>> Begin Information shown

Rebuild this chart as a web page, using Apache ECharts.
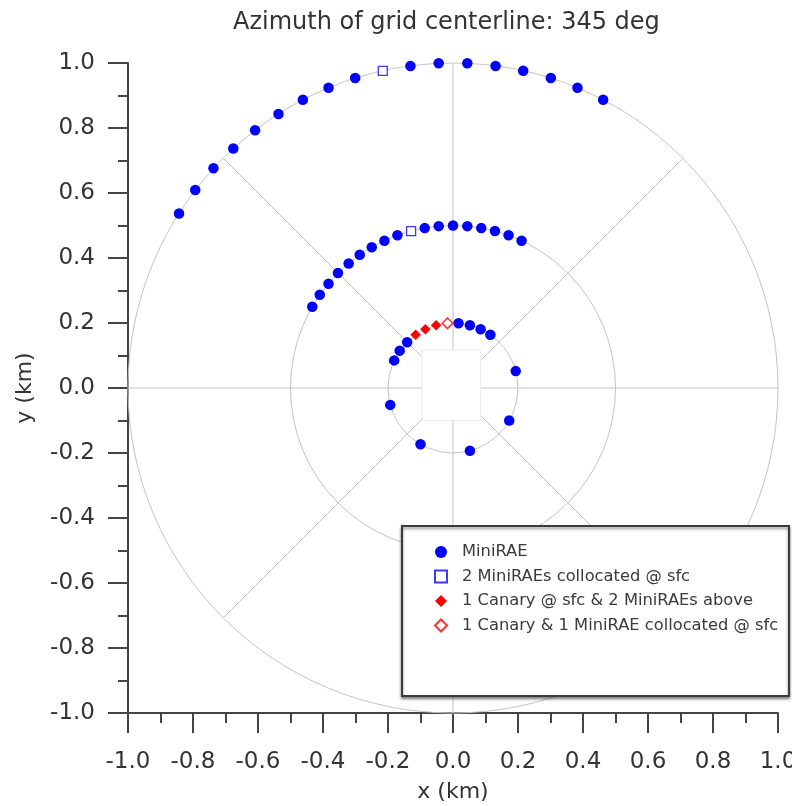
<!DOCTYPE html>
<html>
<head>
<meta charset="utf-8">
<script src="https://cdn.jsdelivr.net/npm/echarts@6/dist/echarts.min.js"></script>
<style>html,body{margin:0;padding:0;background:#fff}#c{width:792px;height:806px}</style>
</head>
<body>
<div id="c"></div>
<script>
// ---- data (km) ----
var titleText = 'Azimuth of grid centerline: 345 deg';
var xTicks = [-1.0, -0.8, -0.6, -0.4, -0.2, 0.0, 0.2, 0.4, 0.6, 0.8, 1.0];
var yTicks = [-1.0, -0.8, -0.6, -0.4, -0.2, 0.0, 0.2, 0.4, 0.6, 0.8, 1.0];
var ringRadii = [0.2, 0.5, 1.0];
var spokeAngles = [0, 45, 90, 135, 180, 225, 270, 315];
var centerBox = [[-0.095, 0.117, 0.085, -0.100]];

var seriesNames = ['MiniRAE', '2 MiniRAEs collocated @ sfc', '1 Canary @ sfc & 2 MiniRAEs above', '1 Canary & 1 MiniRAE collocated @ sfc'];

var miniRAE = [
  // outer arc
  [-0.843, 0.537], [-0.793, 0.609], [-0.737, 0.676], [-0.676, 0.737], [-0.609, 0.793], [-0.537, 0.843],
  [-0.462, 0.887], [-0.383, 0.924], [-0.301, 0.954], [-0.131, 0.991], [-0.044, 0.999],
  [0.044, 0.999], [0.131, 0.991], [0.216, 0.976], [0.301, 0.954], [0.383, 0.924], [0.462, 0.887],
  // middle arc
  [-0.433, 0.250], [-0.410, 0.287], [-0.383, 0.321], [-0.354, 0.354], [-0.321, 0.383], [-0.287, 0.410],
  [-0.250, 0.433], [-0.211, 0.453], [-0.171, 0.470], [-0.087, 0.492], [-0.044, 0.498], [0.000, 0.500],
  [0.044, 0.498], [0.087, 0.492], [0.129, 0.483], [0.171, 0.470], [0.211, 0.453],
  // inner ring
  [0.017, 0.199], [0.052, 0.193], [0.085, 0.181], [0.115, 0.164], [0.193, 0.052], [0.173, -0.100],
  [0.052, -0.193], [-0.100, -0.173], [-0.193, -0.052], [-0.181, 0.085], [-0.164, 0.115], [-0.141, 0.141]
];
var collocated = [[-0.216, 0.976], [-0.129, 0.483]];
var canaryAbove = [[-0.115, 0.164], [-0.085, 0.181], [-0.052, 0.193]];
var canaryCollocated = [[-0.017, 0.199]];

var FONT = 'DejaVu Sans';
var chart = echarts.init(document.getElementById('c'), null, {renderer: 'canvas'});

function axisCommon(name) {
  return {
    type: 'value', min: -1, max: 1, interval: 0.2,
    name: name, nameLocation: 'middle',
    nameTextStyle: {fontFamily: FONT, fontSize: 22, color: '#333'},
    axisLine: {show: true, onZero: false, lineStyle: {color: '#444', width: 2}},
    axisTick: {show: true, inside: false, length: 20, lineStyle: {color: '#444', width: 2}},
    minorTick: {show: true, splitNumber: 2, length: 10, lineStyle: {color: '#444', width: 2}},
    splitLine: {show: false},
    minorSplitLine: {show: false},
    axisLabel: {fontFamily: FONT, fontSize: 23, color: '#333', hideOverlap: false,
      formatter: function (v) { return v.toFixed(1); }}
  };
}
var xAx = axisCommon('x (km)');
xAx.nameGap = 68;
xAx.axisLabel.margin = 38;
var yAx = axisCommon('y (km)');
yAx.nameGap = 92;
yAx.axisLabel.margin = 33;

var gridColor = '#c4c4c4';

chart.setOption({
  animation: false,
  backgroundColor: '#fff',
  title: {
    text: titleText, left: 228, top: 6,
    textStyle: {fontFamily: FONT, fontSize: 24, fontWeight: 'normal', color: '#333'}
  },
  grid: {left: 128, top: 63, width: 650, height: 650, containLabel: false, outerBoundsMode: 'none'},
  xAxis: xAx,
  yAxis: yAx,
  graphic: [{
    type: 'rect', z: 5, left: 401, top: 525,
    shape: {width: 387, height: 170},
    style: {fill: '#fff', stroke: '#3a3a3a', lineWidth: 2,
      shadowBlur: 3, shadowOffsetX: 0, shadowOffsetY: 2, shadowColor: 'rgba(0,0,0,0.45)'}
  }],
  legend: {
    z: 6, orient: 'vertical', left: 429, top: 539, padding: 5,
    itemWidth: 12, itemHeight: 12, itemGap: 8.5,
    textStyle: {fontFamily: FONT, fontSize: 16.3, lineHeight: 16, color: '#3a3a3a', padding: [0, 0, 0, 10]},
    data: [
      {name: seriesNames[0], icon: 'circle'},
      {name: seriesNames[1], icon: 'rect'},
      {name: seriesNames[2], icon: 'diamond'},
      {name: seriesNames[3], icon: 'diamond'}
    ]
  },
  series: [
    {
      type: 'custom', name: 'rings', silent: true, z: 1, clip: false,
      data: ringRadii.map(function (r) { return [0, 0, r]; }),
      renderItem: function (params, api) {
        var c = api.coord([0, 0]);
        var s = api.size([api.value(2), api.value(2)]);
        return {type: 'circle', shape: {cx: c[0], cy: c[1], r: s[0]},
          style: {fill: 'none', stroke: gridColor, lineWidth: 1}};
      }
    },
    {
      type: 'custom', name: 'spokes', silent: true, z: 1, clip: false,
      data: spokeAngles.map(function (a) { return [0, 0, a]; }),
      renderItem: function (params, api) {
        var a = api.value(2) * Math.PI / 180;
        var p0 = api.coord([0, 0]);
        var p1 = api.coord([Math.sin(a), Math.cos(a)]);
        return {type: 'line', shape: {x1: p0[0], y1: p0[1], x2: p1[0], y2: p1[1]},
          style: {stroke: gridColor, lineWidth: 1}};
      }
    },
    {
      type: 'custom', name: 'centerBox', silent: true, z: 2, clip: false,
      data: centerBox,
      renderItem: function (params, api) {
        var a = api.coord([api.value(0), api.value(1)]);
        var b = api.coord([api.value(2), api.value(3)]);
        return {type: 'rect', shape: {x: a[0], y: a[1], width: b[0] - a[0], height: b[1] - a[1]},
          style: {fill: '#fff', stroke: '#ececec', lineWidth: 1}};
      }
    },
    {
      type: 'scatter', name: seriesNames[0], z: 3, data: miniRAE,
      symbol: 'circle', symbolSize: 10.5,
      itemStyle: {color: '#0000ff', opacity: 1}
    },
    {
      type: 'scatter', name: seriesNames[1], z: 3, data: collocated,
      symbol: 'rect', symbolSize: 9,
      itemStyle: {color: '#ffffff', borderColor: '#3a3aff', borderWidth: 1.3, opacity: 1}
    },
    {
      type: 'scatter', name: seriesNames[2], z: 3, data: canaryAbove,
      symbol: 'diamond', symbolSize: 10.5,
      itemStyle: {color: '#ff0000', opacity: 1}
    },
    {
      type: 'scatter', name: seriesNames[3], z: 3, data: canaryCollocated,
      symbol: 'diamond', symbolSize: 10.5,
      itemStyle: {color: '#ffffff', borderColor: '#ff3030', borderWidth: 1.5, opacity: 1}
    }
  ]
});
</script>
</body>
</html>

>> End Information shown

■ **Problem description**
Please reproduce the listing exactly from its opening line through the line that contains "var seriesNames = ['MiniRAE', '2", both included, with all pictures omitted.

■ **Expected answer**
Rebuild this chart as a web page, using Apache ECharts.
<!DOCTYPE html>
<html>
<head>
<meta charset="utf-8">
<script src="https://cdn.jsdelivr.net/npm/echarts@6/dist/echarts.min.js"></script>
<style>html,body{margin:0;padding:0;background:#fff}#c{width:792px;height:806px}</style>
</head>
<body>
<div id="c"></div>
<script>
// ---- data (km) ----
var titleText = 'Azimuth of grid centerline: 345 deg';
var xTicks = [-1.0, -0.8, -0.6, -0.4, -0.2, 0.0, 0.2, 0.4, 0.6, 0.8, 1.0];
var yTicks = [-1.0, -0.8, -0.6, -0.4, -0.2, 0.0, 0.2, 0.4, 0.6, 0.8, 1.0];
var ringRadii = [0.2, 0.5, 1.0];
var spokeAngles = [0, 45, 90, 135, 180, 225, 270, 315];
var centerBox = [[-0.095, 0.117, 0.085, -0.100]];

var seriesNames = ['MiniRAE', '2 MiniRAEs collocated @ sfc', '1 Canary @ sfc & 2 MiniRAEs above', '1 Canary & 1 MiniRAE collocated @ sfc'];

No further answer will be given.